== Problem to work on ==
Copy the material below verbatim from the line with "Rebuild this chart" to the line with "var leftTicks = [0, 20, 40, 60, 80, 100, 120];", both lines included, omitting pictures and every line outside that range.

== Source material ==

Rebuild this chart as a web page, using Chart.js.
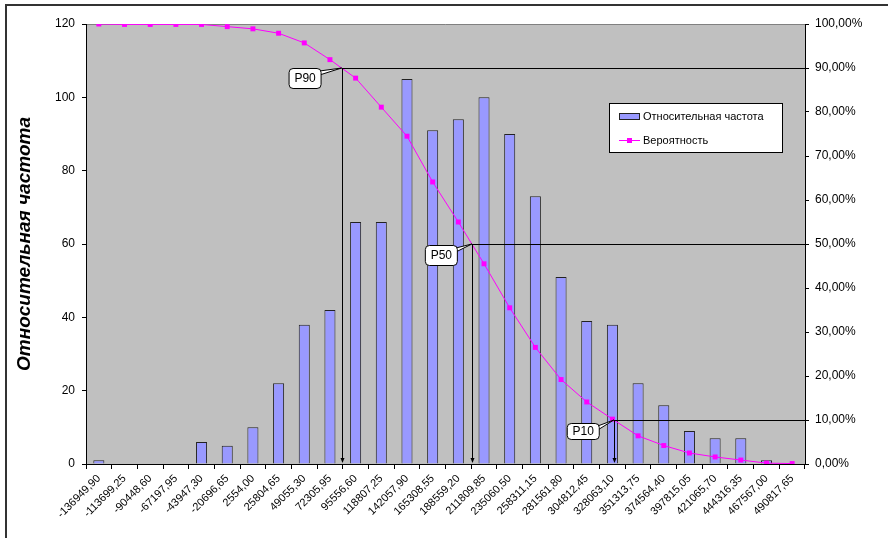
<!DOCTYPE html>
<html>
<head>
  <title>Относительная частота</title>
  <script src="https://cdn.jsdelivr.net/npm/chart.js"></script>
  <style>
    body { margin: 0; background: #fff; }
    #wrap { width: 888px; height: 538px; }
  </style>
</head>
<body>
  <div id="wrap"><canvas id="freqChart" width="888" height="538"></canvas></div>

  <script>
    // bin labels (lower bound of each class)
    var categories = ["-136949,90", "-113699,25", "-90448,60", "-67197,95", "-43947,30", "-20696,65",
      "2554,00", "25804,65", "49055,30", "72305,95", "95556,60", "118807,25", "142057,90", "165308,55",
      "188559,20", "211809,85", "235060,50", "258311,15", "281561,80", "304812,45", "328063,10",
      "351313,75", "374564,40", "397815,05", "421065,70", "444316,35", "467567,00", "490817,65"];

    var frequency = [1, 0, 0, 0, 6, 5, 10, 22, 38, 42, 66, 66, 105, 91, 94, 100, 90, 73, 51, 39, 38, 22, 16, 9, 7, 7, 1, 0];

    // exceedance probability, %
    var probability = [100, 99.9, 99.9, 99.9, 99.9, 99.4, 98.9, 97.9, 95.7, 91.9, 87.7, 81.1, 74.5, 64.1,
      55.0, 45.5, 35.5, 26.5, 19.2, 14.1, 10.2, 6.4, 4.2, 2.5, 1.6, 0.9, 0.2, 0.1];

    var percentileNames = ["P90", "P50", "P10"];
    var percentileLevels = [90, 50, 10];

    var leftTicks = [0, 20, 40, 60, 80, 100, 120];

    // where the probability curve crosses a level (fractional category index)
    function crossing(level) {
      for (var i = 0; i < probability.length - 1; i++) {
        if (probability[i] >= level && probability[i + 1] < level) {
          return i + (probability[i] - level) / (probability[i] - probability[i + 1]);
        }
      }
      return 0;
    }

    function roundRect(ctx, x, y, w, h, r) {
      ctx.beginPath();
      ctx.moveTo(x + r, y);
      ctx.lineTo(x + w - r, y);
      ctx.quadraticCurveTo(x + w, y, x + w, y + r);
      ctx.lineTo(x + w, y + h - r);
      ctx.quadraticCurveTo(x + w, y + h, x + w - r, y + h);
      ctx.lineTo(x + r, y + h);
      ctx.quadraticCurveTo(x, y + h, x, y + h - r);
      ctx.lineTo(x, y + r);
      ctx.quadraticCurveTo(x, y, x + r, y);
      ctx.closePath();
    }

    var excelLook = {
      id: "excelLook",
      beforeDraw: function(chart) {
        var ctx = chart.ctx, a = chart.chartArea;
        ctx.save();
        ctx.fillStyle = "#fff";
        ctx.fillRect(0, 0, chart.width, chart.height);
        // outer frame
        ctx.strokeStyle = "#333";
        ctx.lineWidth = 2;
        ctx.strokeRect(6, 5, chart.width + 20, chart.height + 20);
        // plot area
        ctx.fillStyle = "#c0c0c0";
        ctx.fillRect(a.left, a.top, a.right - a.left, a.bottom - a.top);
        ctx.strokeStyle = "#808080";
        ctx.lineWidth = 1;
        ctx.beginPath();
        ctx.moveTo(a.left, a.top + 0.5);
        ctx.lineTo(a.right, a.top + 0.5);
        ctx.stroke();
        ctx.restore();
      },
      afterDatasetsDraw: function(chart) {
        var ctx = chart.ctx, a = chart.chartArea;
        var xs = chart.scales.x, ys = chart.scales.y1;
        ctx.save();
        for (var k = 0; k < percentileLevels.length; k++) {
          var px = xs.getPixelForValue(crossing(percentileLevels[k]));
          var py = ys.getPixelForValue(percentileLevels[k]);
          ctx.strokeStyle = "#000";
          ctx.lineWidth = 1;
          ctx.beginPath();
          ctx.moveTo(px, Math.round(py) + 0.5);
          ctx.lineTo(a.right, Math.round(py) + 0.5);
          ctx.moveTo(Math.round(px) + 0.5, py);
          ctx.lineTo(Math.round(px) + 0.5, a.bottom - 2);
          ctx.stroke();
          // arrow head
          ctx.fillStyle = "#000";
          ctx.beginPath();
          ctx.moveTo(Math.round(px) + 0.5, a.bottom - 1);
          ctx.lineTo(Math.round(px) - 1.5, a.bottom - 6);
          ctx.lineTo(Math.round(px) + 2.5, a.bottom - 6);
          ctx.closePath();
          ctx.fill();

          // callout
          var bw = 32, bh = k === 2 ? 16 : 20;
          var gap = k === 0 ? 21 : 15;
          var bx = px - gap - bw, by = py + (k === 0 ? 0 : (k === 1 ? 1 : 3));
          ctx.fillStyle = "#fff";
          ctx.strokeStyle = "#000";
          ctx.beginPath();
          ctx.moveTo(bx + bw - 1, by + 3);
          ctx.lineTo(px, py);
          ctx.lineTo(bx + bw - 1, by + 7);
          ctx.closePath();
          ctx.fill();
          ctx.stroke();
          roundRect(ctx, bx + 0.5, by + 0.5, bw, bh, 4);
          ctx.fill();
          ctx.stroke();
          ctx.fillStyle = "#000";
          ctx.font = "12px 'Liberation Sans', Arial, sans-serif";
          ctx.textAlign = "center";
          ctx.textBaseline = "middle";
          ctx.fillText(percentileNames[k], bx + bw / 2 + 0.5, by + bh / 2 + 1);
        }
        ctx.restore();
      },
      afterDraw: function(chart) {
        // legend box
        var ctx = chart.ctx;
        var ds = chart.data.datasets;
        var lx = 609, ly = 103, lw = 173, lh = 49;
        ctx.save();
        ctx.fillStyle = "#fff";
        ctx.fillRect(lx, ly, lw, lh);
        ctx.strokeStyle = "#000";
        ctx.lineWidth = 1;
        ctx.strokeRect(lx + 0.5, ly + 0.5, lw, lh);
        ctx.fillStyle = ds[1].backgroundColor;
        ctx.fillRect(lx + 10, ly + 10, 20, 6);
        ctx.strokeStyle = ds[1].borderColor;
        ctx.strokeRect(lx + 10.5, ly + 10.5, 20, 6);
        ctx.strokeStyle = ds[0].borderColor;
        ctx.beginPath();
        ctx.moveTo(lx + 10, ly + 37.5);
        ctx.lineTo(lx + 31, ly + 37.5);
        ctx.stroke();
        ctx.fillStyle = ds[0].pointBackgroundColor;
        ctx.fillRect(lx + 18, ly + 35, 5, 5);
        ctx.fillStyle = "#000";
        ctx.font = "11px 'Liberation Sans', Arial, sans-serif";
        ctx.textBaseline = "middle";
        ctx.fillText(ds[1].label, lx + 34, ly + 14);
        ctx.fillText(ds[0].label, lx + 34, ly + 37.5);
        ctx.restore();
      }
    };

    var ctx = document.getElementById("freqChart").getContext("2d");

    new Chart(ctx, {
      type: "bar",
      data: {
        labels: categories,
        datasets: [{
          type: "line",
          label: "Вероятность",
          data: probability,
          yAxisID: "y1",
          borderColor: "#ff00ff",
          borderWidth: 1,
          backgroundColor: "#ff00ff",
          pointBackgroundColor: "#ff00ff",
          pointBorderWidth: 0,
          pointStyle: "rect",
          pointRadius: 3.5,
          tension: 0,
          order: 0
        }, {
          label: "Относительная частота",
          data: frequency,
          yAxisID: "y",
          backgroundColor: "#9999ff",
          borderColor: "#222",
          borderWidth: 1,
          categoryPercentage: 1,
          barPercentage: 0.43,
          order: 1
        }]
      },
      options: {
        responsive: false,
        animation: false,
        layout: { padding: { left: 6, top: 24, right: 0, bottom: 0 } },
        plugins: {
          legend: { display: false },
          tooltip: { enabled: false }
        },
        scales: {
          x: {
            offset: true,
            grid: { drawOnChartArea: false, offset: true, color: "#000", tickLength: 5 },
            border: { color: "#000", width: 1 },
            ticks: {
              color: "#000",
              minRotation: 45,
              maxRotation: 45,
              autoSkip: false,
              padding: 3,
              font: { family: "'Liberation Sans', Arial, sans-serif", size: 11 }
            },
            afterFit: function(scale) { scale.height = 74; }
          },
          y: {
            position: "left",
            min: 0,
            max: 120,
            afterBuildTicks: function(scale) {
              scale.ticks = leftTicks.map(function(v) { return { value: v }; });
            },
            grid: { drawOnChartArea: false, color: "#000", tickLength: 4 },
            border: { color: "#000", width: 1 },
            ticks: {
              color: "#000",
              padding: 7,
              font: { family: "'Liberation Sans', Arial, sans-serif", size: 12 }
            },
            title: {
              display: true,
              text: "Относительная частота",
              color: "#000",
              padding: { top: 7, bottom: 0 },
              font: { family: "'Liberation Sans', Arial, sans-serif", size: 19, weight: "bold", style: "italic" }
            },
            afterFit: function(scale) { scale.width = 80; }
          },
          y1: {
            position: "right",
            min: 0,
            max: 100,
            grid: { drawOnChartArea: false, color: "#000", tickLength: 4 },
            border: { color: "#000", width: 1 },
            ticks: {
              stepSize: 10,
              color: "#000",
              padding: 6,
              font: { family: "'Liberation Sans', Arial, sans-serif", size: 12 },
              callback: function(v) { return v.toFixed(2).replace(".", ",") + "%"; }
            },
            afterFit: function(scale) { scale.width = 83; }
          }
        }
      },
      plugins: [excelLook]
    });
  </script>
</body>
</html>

...

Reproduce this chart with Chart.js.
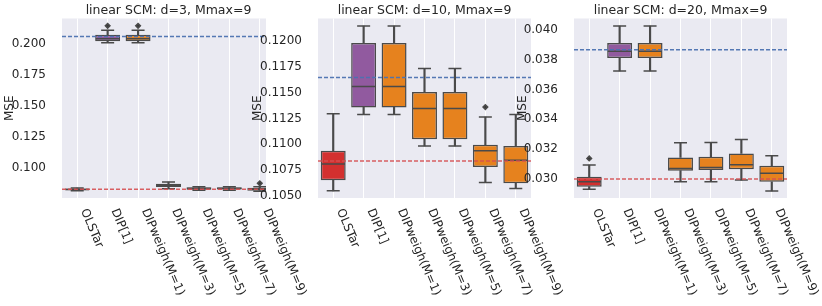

==

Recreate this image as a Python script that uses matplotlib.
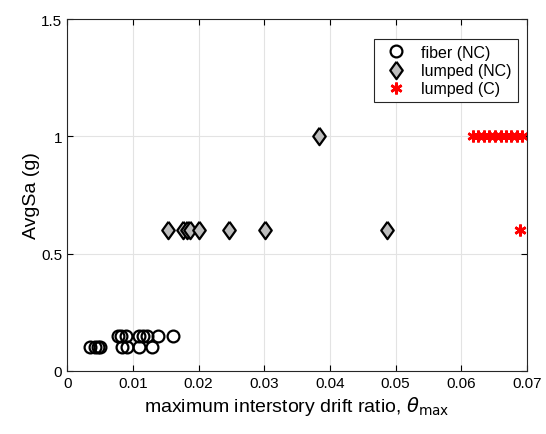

== Complete answer ==
Rebuild this chart as a web page, using Chart.js.
<!DOCTYPE html>
<html>
<head>
  <title>Относительная частота</title>
  <script src="https://cdn.jsdelivr.net/npm/chart.js"></script>
  <style>
    body { margin: 0; background: #fff; }
    #wrap { width: 888px; height: 538px; }
  </style>
</head>
<body>
  <div id="wrap"><canvas id="freqChart" width="888" height="538"></canvas></div>

  <script>
    // bin labels (lower bound of each class)
    var categories = ["-136949,90", "-113699,25", "-90448,60", "-67197,95", "-43947,30", "-20696,65",
      "2554,00", "25804,65", "49055,30", "72305,95", "95556,60", "118807,25", "142057,90", "165308,55",
      "188559,20", "211809,85", "235060,50", "258311,15", "281561,80", "304812,45", "328063,10",
      "351313,75", "374564,40", "397815,05", "421065,70", "444316,35", "467567,00", "490817,65"];

    var frequency = [1, 0, 0, 0, 6, 5, 10, 22, 38, 42, 66, 66, 105, 91, 94, 100, 90, 73, 51, 39, 38, 22, 16, 9, 7, 7, 1, 0];

    // exceedance probability, %
    var probability = [100, 99.9, 99.9, 99.9, 99.9, 99.4, 98.9, 97.9, 95.7, 91.9, 87.7, 81.1, 74.5, 64.1,
      55.0, 45.5, 35.5, 26.5, 19.2, 14.1, 10.2, 6.4, 4.2, 2.5, 1.6, 0.9, 0.2, 0.1];

    var percentileNames = ["P90", "P50", "P10"];
    var percentileLevels = [90, 50, 10];

    var leftTicks = [0, 20, 40, 60, 80, 100, 120];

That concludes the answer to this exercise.